Sequestration: California may lose $180 million in science research

Protesters in Los Angeles march in 2011 against federal budget cuts. Scientists have expressed concern about 2013 cuts.
(Wally Skalij / Los Angeles Times)

California stands to lose about $180 million in medical and scientific research funding under sequestration cuts, the most of any state, according to a group of biomedical researchers.

Sequestration, which went into effect March 1 after Congress failed to reach a budget compromise, cuts $85 billion across government departments, agencies and programs.

The National Institutes of Health, which will lose $1.6 billion of its $30-billion budget through the sequester, is the world’s largest supporter of biomedical research, funding $2 billion in programs at the University of California system alone.


The cuts will halt current research and hinder innovation in the biomedical field, including potential breakthroughs in cancer, diabetes and neurological diseases, said the Federation of American Societies for Experimental Biology.
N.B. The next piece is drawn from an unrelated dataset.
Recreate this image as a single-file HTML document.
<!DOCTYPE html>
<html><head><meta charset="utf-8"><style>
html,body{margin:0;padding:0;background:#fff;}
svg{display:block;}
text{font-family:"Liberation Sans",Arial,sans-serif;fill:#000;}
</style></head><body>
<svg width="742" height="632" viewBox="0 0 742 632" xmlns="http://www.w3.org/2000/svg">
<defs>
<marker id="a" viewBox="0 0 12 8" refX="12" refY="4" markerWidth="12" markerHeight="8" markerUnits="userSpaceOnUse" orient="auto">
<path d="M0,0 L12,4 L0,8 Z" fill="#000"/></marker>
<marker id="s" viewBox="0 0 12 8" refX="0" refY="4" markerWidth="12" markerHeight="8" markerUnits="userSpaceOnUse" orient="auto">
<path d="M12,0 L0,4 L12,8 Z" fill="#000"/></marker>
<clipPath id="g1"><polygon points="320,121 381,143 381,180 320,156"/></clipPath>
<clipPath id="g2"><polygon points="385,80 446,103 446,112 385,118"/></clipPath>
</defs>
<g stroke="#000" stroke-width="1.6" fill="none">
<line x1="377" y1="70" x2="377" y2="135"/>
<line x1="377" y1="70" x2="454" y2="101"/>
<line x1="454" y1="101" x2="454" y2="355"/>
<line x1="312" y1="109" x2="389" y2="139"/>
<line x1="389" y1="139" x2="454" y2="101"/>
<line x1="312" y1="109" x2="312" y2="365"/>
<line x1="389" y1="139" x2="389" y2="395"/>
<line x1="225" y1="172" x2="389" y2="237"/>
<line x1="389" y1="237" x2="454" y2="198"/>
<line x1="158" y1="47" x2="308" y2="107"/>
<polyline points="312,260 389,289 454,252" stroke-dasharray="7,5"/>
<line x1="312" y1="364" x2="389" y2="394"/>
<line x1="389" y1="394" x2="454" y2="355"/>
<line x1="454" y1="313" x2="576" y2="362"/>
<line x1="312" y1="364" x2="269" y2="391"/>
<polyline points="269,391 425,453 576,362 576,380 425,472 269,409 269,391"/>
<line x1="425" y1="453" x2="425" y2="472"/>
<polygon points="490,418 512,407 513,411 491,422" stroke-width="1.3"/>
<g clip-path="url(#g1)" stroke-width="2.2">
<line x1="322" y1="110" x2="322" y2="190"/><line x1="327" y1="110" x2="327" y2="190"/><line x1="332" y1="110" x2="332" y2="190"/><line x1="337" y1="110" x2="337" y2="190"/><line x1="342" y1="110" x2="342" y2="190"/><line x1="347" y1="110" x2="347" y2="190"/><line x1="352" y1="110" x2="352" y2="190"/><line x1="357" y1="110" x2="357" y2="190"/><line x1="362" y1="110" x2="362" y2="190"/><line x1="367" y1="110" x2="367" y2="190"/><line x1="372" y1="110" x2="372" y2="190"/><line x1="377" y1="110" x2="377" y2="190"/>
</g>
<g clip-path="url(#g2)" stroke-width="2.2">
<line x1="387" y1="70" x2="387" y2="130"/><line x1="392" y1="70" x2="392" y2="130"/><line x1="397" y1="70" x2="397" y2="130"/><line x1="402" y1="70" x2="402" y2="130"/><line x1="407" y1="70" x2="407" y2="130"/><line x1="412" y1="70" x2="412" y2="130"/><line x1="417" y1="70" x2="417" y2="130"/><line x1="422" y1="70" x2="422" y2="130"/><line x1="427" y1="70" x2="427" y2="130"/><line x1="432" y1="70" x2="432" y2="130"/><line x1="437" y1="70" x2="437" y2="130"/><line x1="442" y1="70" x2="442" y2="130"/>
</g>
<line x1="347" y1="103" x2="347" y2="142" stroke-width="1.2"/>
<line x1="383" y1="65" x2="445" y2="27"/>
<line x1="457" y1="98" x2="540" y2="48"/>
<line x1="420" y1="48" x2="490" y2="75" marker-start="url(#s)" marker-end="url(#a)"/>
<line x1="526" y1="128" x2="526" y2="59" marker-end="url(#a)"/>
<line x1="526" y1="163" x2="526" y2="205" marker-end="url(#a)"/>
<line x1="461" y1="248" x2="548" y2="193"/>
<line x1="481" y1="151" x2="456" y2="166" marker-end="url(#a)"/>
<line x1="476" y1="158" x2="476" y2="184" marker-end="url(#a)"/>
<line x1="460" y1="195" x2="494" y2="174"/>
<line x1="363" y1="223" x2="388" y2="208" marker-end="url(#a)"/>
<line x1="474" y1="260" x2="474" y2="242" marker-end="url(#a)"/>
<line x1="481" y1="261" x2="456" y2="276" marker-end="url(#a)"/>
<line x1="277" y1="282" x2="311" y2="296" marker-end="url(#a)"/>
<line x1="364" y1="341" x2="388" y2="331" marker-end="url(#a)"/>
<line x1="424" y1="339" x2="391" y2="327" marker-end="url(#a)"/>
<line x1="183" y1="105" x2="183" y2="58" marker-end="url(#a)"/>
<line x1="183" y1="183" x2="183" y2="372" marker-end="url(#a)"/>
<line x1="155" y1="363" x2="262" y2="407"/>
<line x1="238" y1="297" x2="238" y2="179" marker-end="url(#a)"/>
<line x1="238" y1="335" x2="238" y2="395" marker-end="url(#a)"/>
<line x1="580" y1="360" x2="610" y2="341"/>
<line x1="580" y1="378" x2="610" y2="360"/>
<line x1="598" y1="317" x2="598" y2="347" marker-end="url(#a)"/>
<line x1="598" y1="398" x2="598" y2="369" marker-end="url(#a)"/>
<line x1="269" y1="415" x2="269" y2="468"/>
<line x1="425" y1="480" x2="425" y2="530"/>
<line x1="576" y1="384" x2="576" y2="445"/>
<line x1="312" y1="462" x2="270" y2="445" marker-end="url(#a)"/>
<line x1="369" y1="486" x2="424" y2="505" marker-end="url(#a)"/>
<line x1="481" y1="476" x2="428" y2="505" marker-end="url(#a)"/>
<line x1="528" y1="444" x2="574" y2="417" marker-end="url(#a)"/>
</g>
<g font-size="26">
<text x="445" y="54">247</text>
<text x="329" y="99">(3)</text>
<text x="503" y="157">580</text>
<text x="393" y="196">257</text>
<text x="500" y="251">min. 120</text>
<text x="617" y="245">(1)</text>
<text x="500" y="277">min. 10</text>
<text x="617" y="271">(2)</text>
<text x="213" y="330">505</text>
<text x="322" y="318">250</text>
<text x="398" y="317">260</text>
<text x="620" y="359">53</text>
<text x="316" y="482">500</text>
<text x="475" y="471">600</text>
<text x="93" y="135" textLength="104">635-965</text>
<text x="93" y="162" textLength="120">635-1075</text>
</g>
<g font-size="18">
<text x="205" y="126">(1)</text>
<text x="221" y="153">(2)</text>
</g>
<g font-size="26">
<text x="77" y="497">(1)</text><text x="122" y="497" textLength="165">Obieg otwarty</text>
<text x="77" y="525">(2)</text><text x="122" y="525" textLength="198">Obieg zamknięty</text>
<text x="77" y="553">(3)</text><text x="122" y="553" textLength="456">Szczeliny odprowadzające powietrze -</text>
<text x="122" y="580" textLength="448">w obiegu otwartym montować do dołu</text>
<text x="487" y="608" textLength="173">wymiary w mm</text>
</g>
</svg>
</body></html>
“I think the suddenness of [sequestration] and the depth of it would be a disaster for research, which is not an activity that you can turn on and off from year to year,” said Elias Zerhouni, president of Global R&D; at Sanofi-Aventis and former director of the NIH. “It will impact science for generations to come.”

The organization used 2011 NIH funding data, the most recent year with complete state funding information, with a 5.1% loss to calculate the effects of sequestration on the sciences nationwide.

Following California among the states most affected according to the study were Massachusetts and New York, which were expected to lose $128 million and $104 million, respectively.

Wyoming would lose the least at $316,000, according the federation.